There is a refreshing honesty in that kind of technical precision. It’s the same honesty I needed when I was failing that password login. The system didn’t want my excuses; it wanted the right key.
Businesses often fail not because they are headed by “bad” or “unprotected” people, but because they have allowed their most critical safety tasks to become “communal.” They have traded the clarity of an assigned task for the warm, fuzzy feeling of a shared value.
Values don’t hold back a fire. A properly charged Ansul or Buckeye extinguisher does. We need to stop asking who “owns” safety in a general sense. Instead, we should ask who is holding the cylinder right now. If the answer is “no one, but we have a great safety committee,” then the building is effectively unprotected.
The transition from a “shared concern” to a “completed task” is the only metric that matters in fire protection. Whether you are managing a marine fleet with specialized Sea-Fire systems or a local restaurant with a grease-trap risk, the goal is the same: eliminate the void.
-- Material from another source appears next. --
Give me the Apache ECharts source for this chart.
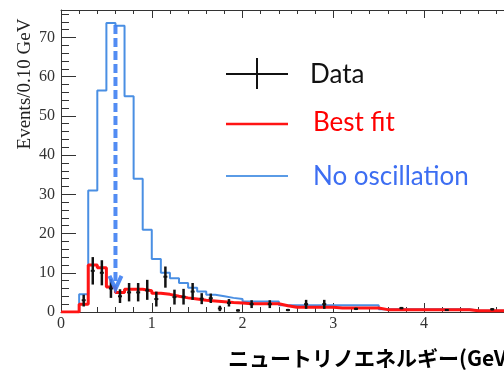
<!DOCTYPE html>
<html>
<head>
<meta charset="utf-8">
<script src="https://cdn.jsdelivr.net/npm/echarts@6/dist/echarts.min.js"></script>
<style>html,body{margin:0;padding:0;background:#fff;}#c{width:504px;height:370px;}</style>
</head>
<body>
<div id="c"></div>
<script>
// Bin lower edges (GeV), bin width 0.1
const binLow = [0.0,0.1,0.2,0.3,0.4,0.5,0.6,0.7,0.8,0.9,
                1.0,1.1,1.2,1.3,1.4,1.5,1.6,1.7,1.8,1.9,
                2.0,2.1,2.2,2.3,2.4,2.5,2.6,2.7,2.8,2.9,
                3.0,3.1,3.2,3.3,3.4,3.5,3.6,3.7,3.8,3.9,
                4.0,4.1,4.2,4.3,4.4,4.5,4.6,4.7,4.8];
const binWidth = 0.1;
// "No oscillation" prediction (events / 0.10 GeV)
const noOsc = [0,0,4.5,31,56.5,73.7,73,55,34,21,
               13.5,10,8.6,7.4,6.2,5.2,4.4,4.0,3.6,3.3,
               2.7,2.7,2.7,2.7,1.7,1.7,1.7,1.7,1.7,1.7,
               1.7,1.7,1.7,1.7,1.7,0.7,0.7,0.7,0.7,0.7,
               0.7,0.7,0.7,0.7,0.7,0.35,0.35,0.35,0.35];
// "Best fit" prediction (events / 0.10 GeV)
const bestFit = [0,0,2,12,11.3,6.4,5,5.8,5.8,5.4,
                 4.8,4.5,4.0,3.6,3.3,3.0,2.8,2.6,2.4,2.3,
                 2.1,2.1,2.1,2.1,1.6,1.2,1.2,1.2,1.2,1.2,
                 1.0,1.0,1.0,1.0,1.0,0.6,0.6,0.6,0.6,0.6,
                 0.6,0.6,0.6,0.6,0.6,0.3,0.3,0.3,0.3];
// Data points: energy, value, error-bar low, error-bar high
const dataE   = [0.25,0.35,0.45,0.55,0.65,0.75,0.85,0.95,1.05,1.15,1.25,1.35,1.45,1.55,1.65,1.75,1.85,1.95,2.1,2.3,2.5,2.7,2.9,3.25,3.75,4.25,4.75];
const dataV   = [3,10.5,10,6,4,5,5,5.5,3.3,9,3.8,3.9,5.2,3.4,3.5,0.9,2.3,0.4,2,2,0.5,2,2,0.8,1.0,0.5,0.7];
const dataLo  = [1.4,7,6.8,3.6,2.3,2.7,2.7,3.1,1.4,6.2,1.9,1.9,3.1,2.0,2.3,0.2,1.4,0.1,1,1,0.2,0.8,0.8,0.5,0.7,0.3,0.4];
const dataHi  = [4.4,14,13.2,8.4,5.8,7.4,7.4,8.2,5.2,11.6,5.7,5.9,7.4,4.8,4.7,1.6,3.3,0.7,3,3,0.8,3.1,3.1,1.1,1.3,0.7,1.0];
// Oscillation-dip arrow: energy, from, to
const arrowE = 0.6, arrowFrom = 73.2, arrowTo = 5.9;
const xTicks = [0,1,2,3,4];
const yTicks = [0,10,20,30,40,50,60,70];

function stepPoints(vals){
  const pts = [];
  for (let i=0;i<binLow.length;i++){
    pts.push([binLow[i], vals[i]]);
    pts.push([+(binLow[i]+binWidth).toFixed(2), vals[i]]);
  }
  return pts;
}

const chart = echarts.init(document.getElementById('c'));
const serif = 'Liberation Serif, Times New Roman, serif';
const axisCol = '#333';
const xMax = 4.88, yMax = 77;

chart.setOption({
  animation:false,
  backgroundColor:'#fff',
  grid:{left:61, top:10, right:0, bottom:58, show:false},
  xAxis:[{
    type:'value', min:0, max:xMax, interval:1, position:'bottom',
    axisLine:{show:true, lineStyle:{color:axisCol, width:1}},
    axisTick:{show:true, inside:true, length:9, lineStyle:{color:axisCol}},
    minorTick:{show:true, splitNumber:5, length:5, lineStyle:{color:axisCol}},
    splitLine:{show:false},
    axisLabel:{show:true, fontFamily:serif, fontSize:16, color:'#333', margin:4, showMaxLabel:false,
      formatter:function(v){return xTicks.indexOf(v)>=0 ? String(v) : '';}}
  },{
    type:'value', min:0, max:xMax, interval:1, position:'top',
    axisLine:{show:true, onZero:false, lineStyle:{color:axisCol, width:1}},
    axisTick:{show:true, inside:true, length:8, lineStyle:{color:axisCol}},
    minorTick:{show:true, splitNumber:5, length:4, lineStyle:{color:axisCol}},
    splitLine:{show:false}, axisLabel:{show:false}
  }],
  yAxis:[{
    type:'value', min:0, max:yMax, interval:10,
    axisLine:{show:true, onZero:false, lineStyle:{color:axisCol, width:1}},
    axisTick:{show:true, inside:true, length:15, lineStyle:{color:axisCol}},
    minorTick:{show:true, splitNumber:5, length:8, lineStyle:{color:axisCol}},
    splitLine:{show:false},
    axisLabel:{fontFamily:serif, fontSize:16, color:'#333', margin:6, showMaxLabel:false,
      formatter:function(v){return yTicks.indexOf(v)>=0 ? String(v) : '';}}
  }],
  series:[
    {type:'line', data:stepPoints(noOsc), showSymbol:false, symbol:'none',
     lineStyle:{color:'#4a8fe3', width:2}, z:2},
    {type:'line', data:stepPoints(bestFit), showSymbol:false, symbol:'none',
     lineStyle:{color:'#ff1414', width:3}, z:3},
    {type:'custom', z:5,
     data:dataE.map((e,i)=>[e, dataV[i], dataLo[i], dataHi[i]]),
     renderItem:function(params, api){
       const c = api.coord([api.value(0), api.value(1)]);
       const lo = api.coord([api.value(0), api.value(2)]);
       const hi = api.coord([api.value(0), api.value(3)]);
       return {type:'group', children:[
         {type:'line', shape:{x1:lo[0], y1:lo[1], x2:hi[0], y2:hi[1]}, style:{stroke:'#111', lineWidth:2.5}},
         {type:'line', shape:{x1:c[0]-2, y1:c[1], x2:c[0]+2, y2:c[1]}, style:{stroke:'#111', lineWidth:2}}
       ]};
     }},
    {type:'custom', z:6,
     data:[[arrowE, arrowFrom, arrowTo]],
     renderItem:function(params, api){
       const a = api.coord([api.value(0), api.value(1)]);
       const b = api.coord([api.value(0), api.value(2)]);
       return {type:'group', children:[
         {type:'line', shape:{x1:a[0], y1:a[1], x2:b[0], y2:b[1]-3},
          style:{stroke:'#3f7ff2', lineWidth:4, lineDash:[9,4], opacity:0.9}},
         {type:'polyline', shape:{points:[[b[0]-6,b[1]-13],[b[0],b[1]],[b[0]+6,b[1]-13]]},
          style:{stroke:'#3f7ff2', lineWidth:4, fill:null, opacity:0.9}}
       ]};
     }}
  ],
  graphic:[
    {type:'text', x:25, y:84, rotation:Math.PI/2,
     style:{text:'Events/0.10 GeV', font:'19px '+serif, fill:'#222', textAlign:'center', textVerticalAlign:'middle'}},
    {type:'text', x:228, y:358,
     style:{text:'ニュートリノエネルギー(GeV)', font:'bold 21px "Noto Sans CJK JP"', fill:'#000', textAlign:'left', textVerticalAlign:'middle'}},
    // legend
    {type:'line', shape:{x1:226, y1:74, x2:288, y2:74}, style:{stroke:'#111', lineWidth:2}},
    {type:'line', shape:{x1:257, y1:58, x2:257, y2:89}, style:{stroke:'#111', lineWidth:2}},
    {type:'text', x:310, y:75, style:{text:'Data', font:'26px Lato', fill:'#111', textVerticalAlign:'middle'}},
    {type:'line', shape:{x1:226, y1:124, x2:288, y2:124}, style:{stroke:'#ff1414', lineWidth:2.5}},
    {type:'text', x:313, y:123, style:{text:'Best fit', font:'26px Lato', fill:'#ff0000', textVerticalAlign:'middle'}},
    {type:'line', shape:{x1:226, y1:176, x2:288, y2:176}, style:{stroke:'#5a9be6', lineWidth:2}},
    {type:'text', x:313, y:177, style:{text:'No oscillation', font:'26px Lato', fill:'#3d6ef2', textVerticalAlign:'middle'}}
  ]
});
</script>
</body>
</html>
Don’t let the maintenance of your suppression systems become like the riparian drift of my soil conservation days-a slow, ignored erosion that everyone noticed but no one stopped.
From “We Should” to “We Did”
The next time you walk past an extinguisher in your hallway, don’t think about your company’s “commitment to safety.” Look at the tag. Look at the gauge. If it’s out of date, don’t send an email to a distribution list. Don’t add it to the agenda for next month’s meeting.
Grab the handle, put it in your car, and drive it to a shop that doesn’t require an appointment.
By the time you finish a cup of coffee, the problem that “everyone owned” will actually be solved. You will have moved the needle from “we should” to “we did.” And in a world of diffused responsibility and communal excuses, that ten-minute window of direct action is the most radical thing you can do for your business.
It turns a ghost of a responsibility into a solid, certified reality. Be the person with the name on the task. The dirt-and the building-will stay right where it belongs.